There are situations when ownership isn’t so black and white, and for that Rust has the “managed pointer.” The type of a managed pointer is @'static T. The 'static means “this type cannot contain any borrowed pointers.” The shorthand for @'static T is just @T: it’s impossible to have a managed pointer to a type that doesn’t fulfill 'static. Using only owned and borrowed pointers, ownership forms a DAG. Managed pointers allow cycles. They are GC-managed, and allow multiple pointers to the same object. The way this is enabled is that the pointer’s contents (the pointee) are immutable. If they were allowed to be mutable, data races would occur. In the next section I’ll show the mutable version.
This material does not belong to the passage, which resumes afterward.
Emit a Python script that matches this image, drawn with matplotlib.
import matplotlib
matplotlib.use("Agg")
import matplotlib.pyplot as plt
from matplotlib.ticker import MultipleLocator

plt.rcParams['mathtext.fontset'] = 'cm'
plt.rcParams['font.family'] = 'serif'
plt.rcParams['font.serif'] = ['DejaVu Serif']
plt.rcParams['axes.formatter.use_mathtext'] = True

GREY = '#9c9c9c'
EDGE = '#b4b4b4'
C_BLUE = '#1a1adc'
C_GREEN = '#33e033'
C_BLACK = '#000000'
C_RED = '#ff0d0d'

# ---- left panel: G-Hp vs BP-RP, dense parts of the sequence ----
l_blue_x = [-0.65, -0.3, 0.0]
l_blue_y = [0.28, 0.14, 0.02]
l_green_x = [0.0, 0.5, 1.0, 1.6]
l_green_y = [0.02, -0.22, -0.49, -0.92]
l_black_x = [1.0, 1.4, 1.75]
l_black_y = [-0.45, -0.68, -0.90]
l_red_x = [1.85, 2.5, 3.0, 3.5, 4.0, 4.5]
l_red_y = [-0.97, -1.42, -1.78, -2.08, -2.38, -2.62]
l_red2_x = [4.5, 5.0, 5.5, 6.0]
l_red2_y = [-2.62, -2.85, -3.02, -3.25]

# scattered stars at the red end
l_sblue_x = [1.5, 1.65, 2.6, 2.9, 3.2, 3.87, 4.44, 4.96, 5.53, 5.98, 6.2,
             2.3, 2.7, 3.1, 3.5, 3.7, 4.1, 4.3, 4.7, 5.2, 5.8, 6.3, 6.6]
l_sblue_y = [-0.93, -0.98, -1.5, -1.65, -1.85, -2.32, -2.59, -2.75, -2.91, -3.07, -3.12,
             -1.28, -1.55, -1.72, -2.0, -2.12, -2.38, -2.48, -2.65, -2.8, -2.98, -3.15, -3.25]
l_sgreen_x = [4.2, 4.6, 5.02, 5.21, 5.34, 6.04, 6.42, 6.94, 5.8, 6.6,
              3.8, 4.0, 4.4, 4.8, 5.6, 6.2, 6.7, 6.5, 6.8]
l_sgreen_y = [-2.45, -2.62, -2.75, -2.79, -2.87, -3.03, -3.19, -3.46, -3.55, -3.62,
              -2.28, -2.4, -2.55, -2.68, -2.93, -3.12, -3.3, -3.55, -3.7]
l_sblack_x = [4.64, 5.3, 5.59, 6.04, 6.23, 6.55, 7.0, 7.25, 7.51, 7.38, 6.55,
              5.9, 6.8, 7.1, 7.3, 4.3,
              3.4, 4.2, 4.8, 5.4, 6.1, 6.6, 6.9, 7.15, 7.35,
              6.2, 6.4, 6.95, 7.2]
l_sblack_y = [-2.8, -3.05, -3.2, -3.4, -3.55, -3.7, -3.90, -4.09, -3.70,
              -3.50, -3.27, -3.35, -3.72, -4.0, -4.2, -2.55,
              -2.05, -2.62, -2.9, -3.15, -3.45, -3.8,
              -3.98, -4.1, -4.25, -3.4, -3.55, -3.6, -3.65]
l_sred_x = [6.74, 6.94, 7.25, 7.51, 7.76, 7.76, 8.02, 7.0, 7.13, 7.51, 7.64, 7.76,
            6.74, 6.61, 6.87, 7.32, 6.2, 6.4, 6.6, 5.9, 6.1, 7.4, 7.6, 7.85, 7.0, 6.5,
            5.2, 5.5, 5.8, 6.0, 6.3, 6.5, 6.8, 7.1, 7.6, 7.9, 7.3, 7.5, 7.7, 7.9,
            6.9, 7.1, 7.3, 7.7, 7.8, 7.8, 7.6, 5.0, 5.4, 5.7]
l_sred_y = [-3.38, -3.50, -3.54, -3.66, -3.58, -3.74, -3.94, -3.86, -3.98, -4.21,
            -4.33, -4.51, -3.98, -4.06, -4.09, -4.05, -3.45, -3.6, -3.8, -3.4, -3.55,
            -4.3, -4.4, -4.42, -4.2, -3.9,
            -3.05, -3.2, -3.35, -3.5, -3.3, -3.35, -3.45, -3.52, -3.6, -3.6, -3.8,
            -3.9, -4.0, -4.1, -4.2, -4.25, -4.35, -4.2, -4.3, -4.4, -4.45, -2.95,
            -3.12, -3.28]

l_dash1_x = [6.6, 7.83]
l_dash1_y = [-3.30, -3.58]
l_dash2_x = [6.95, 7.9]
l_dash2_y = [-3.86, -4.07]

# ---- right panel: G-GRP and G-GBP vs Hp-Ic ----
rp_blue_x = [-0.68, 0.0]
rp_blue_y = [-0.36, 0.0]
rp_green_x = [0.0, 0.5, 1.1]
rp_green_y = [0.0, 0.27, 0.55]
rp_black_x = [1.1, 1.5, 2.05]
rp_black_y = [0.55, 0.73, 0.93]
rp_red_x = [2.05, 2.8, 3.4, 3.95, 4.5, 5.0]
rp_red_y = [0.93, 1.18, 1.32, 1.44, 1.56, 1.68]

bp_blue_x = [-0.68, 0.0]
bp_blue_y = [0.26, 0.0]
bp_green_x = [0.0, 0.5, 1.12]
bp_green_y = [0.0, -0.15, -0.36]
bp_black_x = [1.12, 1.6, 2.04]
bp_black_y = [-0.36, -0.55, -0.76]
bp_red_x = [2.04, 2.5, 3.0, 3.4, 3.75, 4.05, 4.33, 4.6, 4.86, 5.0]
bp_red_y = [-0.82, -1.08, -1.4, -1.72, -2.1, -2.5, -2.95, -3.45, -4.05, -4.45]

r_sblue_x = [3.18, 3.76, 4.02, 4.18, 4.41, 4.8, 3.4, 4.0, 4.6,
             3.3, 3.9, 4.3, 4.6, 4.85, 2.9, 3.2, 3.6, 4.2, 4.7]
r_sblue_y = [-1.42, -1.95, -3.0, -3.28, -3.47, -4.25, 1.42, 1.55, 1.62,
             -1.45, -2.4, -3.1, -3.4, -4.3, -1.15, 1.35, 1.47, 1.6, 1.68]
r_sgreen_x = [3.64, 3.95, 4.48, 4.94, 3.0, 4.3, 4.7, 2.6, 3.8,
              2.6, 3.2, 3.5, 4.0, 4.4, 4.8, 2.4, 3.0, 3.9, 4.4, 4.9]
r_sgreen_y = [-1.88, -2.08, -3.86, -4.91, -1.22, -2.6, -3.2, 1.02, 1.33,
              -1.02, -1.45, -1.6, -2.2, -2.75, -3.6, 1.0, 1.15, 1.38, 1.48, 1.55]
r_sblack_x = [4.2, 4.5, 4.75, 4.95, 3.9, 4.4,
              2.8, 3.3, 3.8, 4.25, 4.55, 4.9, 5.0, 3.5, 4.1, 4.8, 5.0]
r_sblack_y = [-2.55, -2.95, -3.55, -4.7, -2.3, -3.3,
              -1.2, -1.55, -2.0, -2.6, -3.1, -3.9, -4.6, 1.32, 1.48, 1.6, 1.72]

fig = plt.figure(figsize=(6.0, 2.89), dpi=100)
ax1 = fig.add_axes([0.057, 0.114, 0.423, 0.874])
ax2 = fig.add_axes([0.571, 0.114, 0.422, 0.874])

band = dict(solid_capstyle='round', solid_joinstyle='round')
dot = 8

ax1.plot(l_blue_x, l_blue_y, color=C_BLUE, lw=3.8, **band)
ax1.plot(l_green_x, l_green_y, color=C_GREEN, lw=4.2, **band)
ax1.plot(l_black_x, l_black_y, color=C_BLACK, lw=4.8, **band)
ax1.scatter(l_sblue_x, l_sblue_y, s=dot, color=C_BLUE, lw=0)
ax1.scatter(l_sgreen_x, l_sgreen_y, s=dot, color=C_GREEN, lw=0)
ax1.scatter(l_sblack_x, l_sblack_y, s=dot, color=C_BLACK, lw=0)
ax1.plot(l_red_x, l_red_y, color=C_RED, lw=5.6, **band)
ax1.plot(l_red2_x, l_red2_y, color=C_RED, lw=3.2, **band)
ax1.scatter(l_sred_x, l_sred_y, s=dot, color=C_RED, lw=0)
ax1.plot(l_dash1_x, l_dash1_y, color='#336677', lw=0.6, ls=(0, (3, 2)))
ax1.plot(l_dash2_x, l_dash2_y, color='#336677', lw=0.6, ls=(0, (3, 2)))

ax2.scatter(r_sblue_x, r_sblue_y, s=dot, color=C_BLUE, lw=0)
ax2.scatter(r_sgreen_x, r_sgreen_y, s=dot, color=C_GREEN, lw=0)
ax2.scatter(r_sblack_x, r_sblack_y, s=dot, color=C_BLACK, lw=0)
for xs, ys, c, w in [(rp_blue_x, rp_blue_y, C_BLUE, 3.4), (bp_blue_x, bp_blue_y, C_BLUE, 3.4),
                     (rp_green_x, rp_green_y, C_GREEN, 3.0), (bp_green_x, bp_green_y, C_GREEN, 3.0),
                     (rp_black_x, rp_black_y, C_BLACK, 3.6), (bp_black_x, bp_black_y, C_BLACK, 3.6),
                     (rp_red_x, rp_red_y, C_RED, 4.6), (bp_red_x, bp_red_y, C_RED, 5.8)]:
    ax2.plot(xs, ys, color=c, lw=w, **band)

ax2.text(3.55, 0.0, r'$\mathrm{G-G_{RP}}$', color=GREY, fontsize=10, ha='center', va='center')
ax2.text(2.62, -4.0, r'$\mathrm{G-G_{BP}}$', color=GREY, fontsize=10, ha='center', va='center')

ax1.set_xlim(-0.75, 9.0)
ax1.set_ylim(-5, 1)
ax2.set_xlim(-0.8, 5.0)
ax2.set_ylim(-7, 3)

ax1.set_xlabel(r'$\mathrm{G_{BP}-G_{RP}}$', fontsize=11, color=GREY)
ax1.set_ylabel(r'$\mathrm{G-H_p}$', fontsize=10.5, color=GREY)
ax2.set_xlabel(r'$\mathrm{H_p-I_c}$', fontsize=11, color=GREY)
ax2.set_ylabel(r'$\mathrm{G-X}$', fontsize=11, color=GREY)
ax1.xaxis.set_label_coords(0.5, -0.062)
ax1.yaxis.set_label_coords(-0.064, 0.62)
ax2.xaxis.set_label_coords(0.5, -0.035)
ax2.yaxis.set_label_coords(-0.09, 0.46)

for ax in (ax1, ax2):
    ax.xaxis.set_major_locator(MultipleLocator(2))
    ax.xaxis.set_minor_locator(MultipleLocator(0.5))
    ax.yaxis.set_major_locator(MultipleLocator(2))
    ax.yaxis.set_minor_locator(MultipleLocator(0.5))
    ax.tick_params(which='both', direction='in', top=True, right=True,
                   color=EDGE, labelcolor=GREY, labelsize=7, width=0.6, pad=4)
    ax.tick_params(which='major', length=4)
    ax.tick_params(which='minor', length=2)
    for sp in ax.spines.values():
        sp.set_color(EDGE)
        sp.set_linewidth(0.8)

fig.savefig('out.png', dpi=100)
These have no direct comparison in C. The closest comparison is probably GObject’s memory management API. Managed pointers aren’t explicit memory management. As the name suggests, the runtime manages it for you. Managed pointers are usually considered as a “last resort”. Even though GC in Rust can be fast because all managed pointers are task-local, no GC is always faster than some GC.

Mutability

Mutability is whether you are allowed to mutate, or modify, some data. There are two pieces to mutability: mutability of things an object owns (inherited mutability), and mutability of data through a pointer.

Inherited Mutability

Say you have a point on the stack:

1
2
3
4
5
struct Point {
  x: int,
  y: int
}
let value: Point = Point { x: 24, y: 42 };

If you try to mutate the point by, say, changing the x field, the compiler will complain:

1
value.x = 42; //~ ERROR: cannot assign to immutable field

The error message is actualy a bit misleading: there is no such thing as a mutable field! “Point” is said to have inherited mutability; its mutability is determined by the mutability of the thing that holds it. So, to fix this example, we’d use:

1
2
let mut value: Point = Point { x: 24, y: 42 };
value.x = 42;

Inherited mutability inherits throughout the ownership tree: the value, and everything the value owns, recursively.